Your instructions: Reproduce exactly the opening lines of the listing, stopping after the line that contains "(btra) -- (bapp);" and including it.

— START —

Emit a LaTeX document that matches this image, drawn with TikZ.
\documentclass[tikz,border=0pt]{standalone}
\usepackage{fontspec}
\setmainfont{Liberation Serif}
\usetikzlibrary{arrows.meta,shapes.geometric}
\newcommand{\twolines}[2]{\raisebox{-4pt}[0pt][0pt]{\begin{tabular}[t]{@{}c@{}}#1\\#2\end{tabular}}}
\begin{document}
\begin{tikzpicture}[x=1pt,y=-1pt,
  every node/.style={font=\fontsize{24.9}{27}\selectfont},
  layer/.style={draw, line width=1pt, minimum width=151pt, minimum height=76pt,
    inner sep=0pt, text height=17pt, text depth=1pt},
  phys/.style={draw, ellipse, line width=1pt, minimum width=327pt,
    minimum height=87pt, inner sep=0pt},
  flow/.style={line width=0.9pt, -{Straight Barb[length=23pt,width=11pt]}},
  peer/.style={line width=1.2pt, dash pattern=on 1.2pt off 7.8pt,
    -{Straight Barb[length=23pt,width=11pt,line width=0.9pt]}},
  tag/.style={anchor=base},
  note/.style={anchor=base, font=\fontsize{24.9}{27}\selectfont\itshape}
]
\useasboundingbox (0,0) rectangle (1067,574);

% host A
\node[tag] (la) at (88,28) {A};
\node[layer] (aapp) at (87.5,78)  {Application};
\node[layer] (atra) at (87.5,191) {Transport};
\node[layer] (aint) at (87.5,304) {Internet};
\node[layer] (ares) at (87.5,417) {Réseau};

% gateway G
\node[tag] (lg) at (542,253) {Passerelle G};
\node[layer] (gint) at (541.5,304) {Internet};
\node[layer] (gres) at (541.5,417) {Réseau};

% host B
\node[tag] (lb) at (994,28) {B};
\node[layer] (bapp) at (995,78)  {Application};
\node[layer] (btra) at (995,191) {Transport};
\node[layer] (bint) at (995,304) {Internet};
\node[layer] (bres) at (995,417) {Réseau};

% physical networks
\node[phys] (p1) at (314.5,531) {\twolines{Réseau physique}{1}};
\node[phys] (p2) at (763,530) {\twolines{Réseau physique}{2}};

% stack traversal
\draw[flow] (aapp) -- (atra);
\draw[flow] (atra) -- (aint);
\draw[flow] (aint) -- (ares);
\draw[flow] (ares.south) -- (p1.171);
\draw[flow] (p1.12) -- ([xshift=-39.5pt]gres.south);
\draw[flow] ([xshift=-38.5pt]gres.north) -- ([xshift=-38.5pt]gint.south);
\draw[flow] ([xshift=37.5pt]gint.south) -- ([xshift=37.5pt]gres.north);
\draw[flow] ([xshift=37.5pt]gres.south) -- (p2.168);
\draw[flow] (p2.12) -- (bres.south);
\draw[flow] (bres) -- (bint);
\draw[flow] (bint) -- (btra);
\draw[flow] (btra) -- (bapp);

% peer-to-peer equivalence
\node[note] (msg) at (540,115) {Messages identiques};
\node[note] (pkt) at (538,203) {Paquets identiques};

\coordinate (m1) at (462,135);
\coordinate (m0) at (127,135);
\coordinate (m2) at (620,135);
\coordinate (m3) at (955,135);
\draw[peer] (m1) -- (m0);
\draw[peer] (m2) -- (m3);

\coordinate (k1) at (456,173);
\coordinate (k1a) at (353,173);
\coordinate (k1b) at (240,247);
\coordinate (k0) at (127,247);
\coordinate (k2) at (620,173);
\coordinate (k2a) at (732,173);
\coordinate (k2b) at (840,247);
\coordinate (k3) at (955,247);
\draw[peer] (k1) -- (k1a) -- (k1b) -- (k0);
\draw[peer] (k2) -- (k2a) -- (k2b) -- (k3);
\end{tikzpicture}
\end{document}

— END —

The solution:
Emit a LaTeX document that matches this image, drawn with TikZ.
\documentclass[tikz,border=0pt]{standalone}
\usepackage{fontspec}
\setmainfont{Liberation Serif}
\usetikzlibrary{arrows.meta,shapes.geometric}
\newcommand{\twolines}[2]{\raisebox{-4pt}[0pt][0pt]{\begin{tabular}[t]{@{}c@{}}#1\\#2\end{tabular}}}
\begin{document}
\begin{tikzpicture}[x=1pt,y=-1pt,
  every node/.style={font=\fontsize{24.9}{27}\selectfont},
  layer/.style={draw, line width=1pt, minimum width=151pt, minimum height=76pt,
    inner sep=0pt, text height=17pt, text depth=1pt},
  phys/.style={draw, ellipse, line width=1pt, minimum width=327pt,
    minimum height=87pt, inner sep=0pt},
  flow/.style={line width=0.9pt, -{Straight Barb[length=23pt,width=11pt]}},
  peer/.style={line width=1.2pt, dash pattern=on 1.2pt off 7.8pt,
    -{Straight Barb[length=23pt,width=11pt,line width=0.9pt]}},
  tag/.style={anchor=base},
  note/.style={anchor=base, font=\fontsize{24.9}{27}\selectfont\itshape}
]
\useasboundingbox (0,0) rectangle (1067,574);

% host A
\node[tag] (la) at (88,28) {A};
\node[layer] (aapp) at (87.5,78)  {Application};
\node[layer] (atra) at (87.5,191) {Transport};
\node[layer] (aint) at (87.5,304) {Internet};
\node[layer] (ares) at (87.5,417) {Réseau};

% gateway G
\node[tag] (lg) at (542,253) {Passerelle G};
\node[layer] (gint) at (541.5,304) {Internet};
\node[layer] (gres) at (541.5,417) {Réseau};

% host B
\node[tag] (lb) at (994,28) {B};
\node[layer] (bapp) at (995,78)  {Application};
\node[layer] (btra) at (995,191) {Transport};
\node[layer] (bint) at (995,304) {Internet};
\node[layer] (bres) at (995,417) {Réseau};

% physical networks
\node[phys] (p1) at (314.5,531) {\twolines{Réseau physique}{1}};
\node[phys] (p2) at (763,530) {\twolines{Réseau physique}{2}};

% stack traversal
\draw[flow] (aapp) -- (atra);
\draw[flow] (atra) -- (aint);
\draw[flow] (aint) -- (ares);
\draw[flow] (ares.south) -- (p1.171);
\draw[flow] (p1.12) -- ([xshift=-39.5pt]gres.south);
\draw[flow] ([xshift=-38.5pt]gres.north) -- ([xshift=-38.5pt]gint.south);
\draw[flow] ([xshift=37.5pt]gint.south) -- ([xshift=37.5pt]gres.north);
\draw[flow] ([xshift=37.5pt]gres.south) -- (p2.168);
\draw[flow] (p2.12) -- (bres.south);
\draw[flow] (bres) -- (bint);
\draw[flow] (bint) -- (btra);
\draw[flow] (btra) -- (bapp);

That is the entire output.